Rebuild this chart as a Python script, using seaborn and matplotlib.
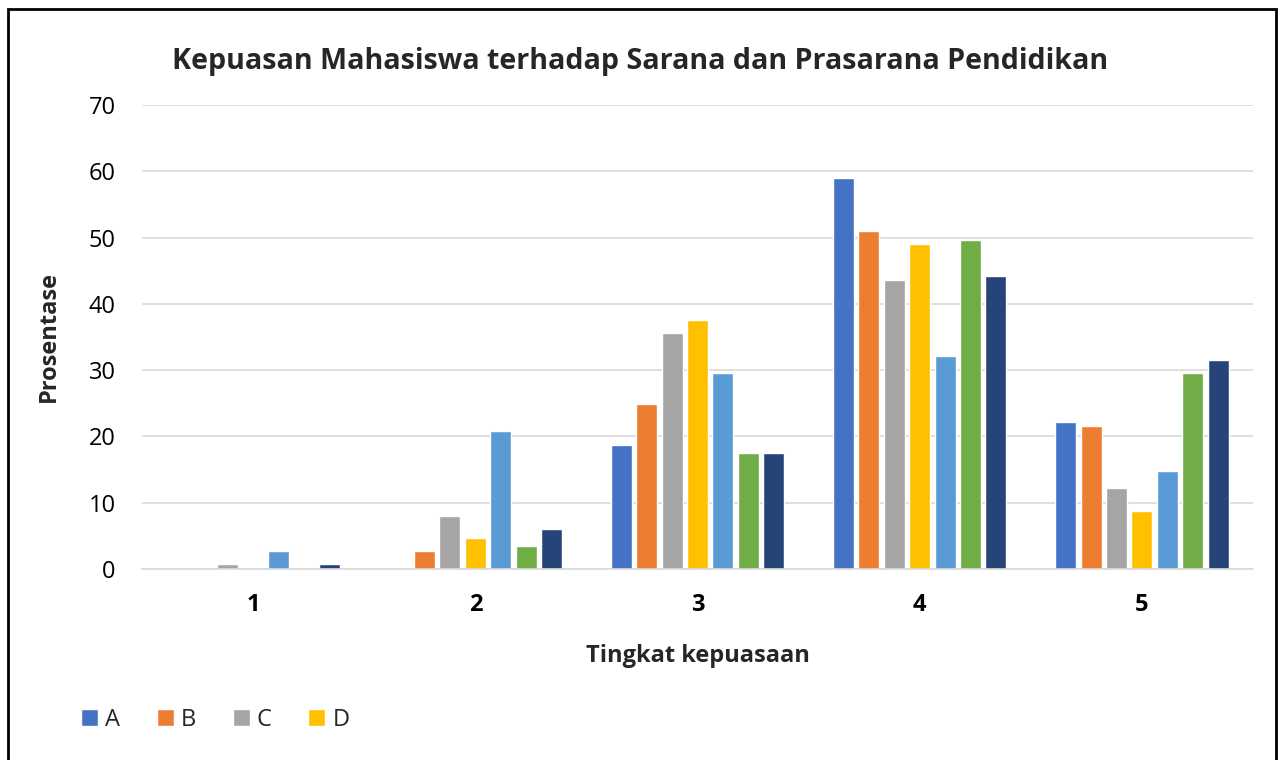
import matplotlib
matplotlib.use("Agg")
import matplotlib.pyplot as plt
from matplotlib.patches import Rectangle
import pandas as pd
import seaborn as sns

# -----------------------------
# Data
# -----------------------------
tingkat = ["1", "2", "3", "4", "5"]
seri = ["A", "B", "C", "D", "E", "F", "G"]
nilai_A = [0.0, 0.0, 18.7, 59.0, 22.2]
nilai_B = [0.0, 2.7, 24.9, 51.0, 21.6]
nilai_C = [0.7, 8.0, 35.6, 43.6, 12.2]
nilai_D = [0.0, 4.7, 37.6, 49.0, 8.7]
nilai_E = [2.7, 20.8, 29.6, 32.1, 14.8]
nilai_F = [0.0, 3.4, 17.5, 49.6, 29.6]
nilai_G = [0.7, 6.1, 17.5, 44.2, 31.5]
warna = ["#4472C4", "#ED7D31", "#A5A5A5", "#FFC000", "#5B9BD5", "#70AD47", "#264478"]

semua = [nilai_A, nilai_B, nilai_C, nilai_D, nilai_E, nilai_F, nilai_G]
rows = []
for s, vals in zip(seri, semua):
    for t, v in zip(tingkat, vals):
        rows.append({"Tingkat": t, "Seri": s, "Nilai": v})
df = pd.DataFrame(rows)

# -----------------------------
# Plot
# -----------------------------
sns.set_theme(style="white")
plt.rcParams["font.family"] = ["Open Sans", "DejaVu Sans"]

fig = plt.figure(figsize=(12.8, 7.6), dpi=100)
ax = fig.add_axes([142 / 1280, 1 - 569 / 760, (1253 - 142) / 1280, (569 - 105) / 760])

sns.barplot(data=df, x="Tingkat", y="Nilai", hue="Seri", order=tingkat,
            hue_order=seri, palette=warna, width=0.8, gap=0.17,
            saturation=1, ax=ax, legend=True)

ax.set_ylim(0, 70)
ax.set_yticks(range(0, 71, 10))
ax.yaxis.grid(True, color="#D9D9D9", lw=1.2)
ax.set_axisbelow(True)
for side in ["top", "right", "left"]:
    ax.spines[side].set_visible(False)
ax.spines["bottom"].set_color("#D9D9D9")
ax.spines["bottom"].set_linewidth(1.2)
ax.tick_params(axis="both", length=0, labelsize=17, colors="black")
ax.tick_params(axis="y", pad=19)
ax.tick_params(axis="x", pad=17)
for lbl in ax.get_xticklabels():
    lbl.set_fontweight("bold")

ax.set_xlabel("Tingkat kepuasaan", fontsize=17, fontweight="bold", labelpad=20)
ax.set_ylabel("Prosentase", fontsize=17, fontweight="bold", labelpad=20)

fig.text(0.5, 1 - 62 / 760, "Kepuasan Mahasiswa terhadap Sarana dan Prasarana Pendidikan",
         ha="center", va="center", fontsize=20.6, fontweight="bold")

handles, labels = ax.get_legend_handles_labels()
ax.get_legend().remove()
fig.legend(handles[:4], labels[:4], loc="center left", bbox_to_anchor=(60 / 1280, 1 - 720 / 760),
           ncol=4, frameon=False, fontsize=17, handlelength=0.72, handleheight=0.72,
           handletextpad=0.3, columnspacing=1.55)

# bingkai luar
fig.patches.append(Rectangle((8 / 1280, -0.05), (1276 - 8) / 1280, 1 - 9 / 760 + 0.05,
                             transform=fig.transFigure, fill=False, ec="black", lw=2))

fig.savefig("out.png", dpi=100)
++++++
- _Task to complete_
Copy the listing exactly. Any image in it stays out of the copy.

- _The output_
Rebuild this chart as a Python script, using seaborn and matplotlib.
import matplotlib
matplotlib.use("Agg")
import matplotlib.pyplot as plt
from matplotlib.patches import Rectangle
import pandas as pd
import seaborn as sns

# -----------------------------
# Data
# -----------------------------
tingkat = ["1", "2", "3", "4", "5"]
seri = ["A", "B", "C", "D", "E", "F", "G"]
nilai_A = [0.0, 0.0, 18.7, 59.0, 22.2]
nilai_B = [0.0, 2.7, 24.9, 51.0, 21.6]
nilai_C = [0.7, 8.0, 35.6, 43.6, 12.2]
nilai_D = [0.0, 4.7, 37.6, 49.0, 8.7]
nilai_E = [2.7, 20.8, 29.6, 32.1, 14.8]
nilai_F = [0.0, 3.4, 17.5, 49.6, 29.6]
nilai_G = [0.7, 6.1, 17.5, 44.2, 31.5]
warna = ["#4472C4", "#ED7D31", "#A5A5A5", "#FFC000", "#5B9BD5", "#70AD47", "#264478"]

semua = [nilai_A, nilai_B, nilai_C, nilai_D, nilai_E, nilai_F, nilai_G]
rows = []
for s, vals in zip(seri, semua):
    for t, v in zip(tingkat, vals):
        rows.append({"Tingkat": t, "Seri": s, "Nilai": v})
df = pd.DataFrame(rows)

# -----------------------------
# Plot
# -----------------------------
sns.set_theme(style="white")
plt.rcParams["font.family"] = ["Open Sans", "DejaVu Sans"]

fig = plt.figure(figsize=(12.8, 7.6), dpi=100)
ax = fig.add_axes([142 / 1280, 1 - 569 / 760, (1253 - 142) / 1280, (569 - 105) / 760])

sns.barplot(data=df, x="Tingkat", y="Nilai", hue="Seri", order=tingkat,
            hue_order=seri, palette=warna, width=0.8, gap=0.17,
            saturation=1, ax=ax, legend=True)

ax.set_ylim(0, 70)
ax.set_yticks(range(0, 71, 10))
ax.yaxis.grid(True, color="#D9D9D9", lw=1.2)
ax.set_axisbelow(True)
for side in ["top", "right", "left"]:
    ax.spines[side].set_visible(False)
ax.spines["bottom"].set_color("#D9D9D9")
ax.spines["bottom"].set_linewidth(1.2)
ax.tick_params(axis="both", length=0, labelsize=17, colors="black")
ax.tick_params(axis="y", pad=19)
ax.tick_params(axis="x", pad=17)
for lbl in ax.get_xticklabels():
    lbl.set_fontweight("bold")

ax.set_xlabel("Tingkat kepuasaan", fontsize=17, fontweight="bold", labelpad=20)
ax.set_ylabel("Prosentase", fontsize=17, fontweight="bold", labelpad=20)

fig.text(0.5, 1 - 62 / 760, "Kepuasan Mahasiswa terhadap Sarana dan Prasarana Pendidikan",
         ha="center", va="center", fontsize=20.6, fontweight="bold")

handles, labels = ax.get_legend_handles_labels()
ax.get_legend().remove()
fig.legend(handles[:4], labels[:4], loc="center left", bbox_to_anchor=(60 / 1280, 1 - 720 / 760),
           ncol=4, frameon=False, fontsize=17, handlelength=0.72, handleheight=0.72,
           handletextpad=0.3, columnspacing=1.55)

# bingkai luar
fig.patches.append(Rectangle((8 / 1280, -0.05), (1276 - 8) / 1280, 1 - 9 / 760 + 0.05,
                             transform=fig.transFigure, fill=False, ec="black", lw=2))

fig.savefig("out.png", dpi=100)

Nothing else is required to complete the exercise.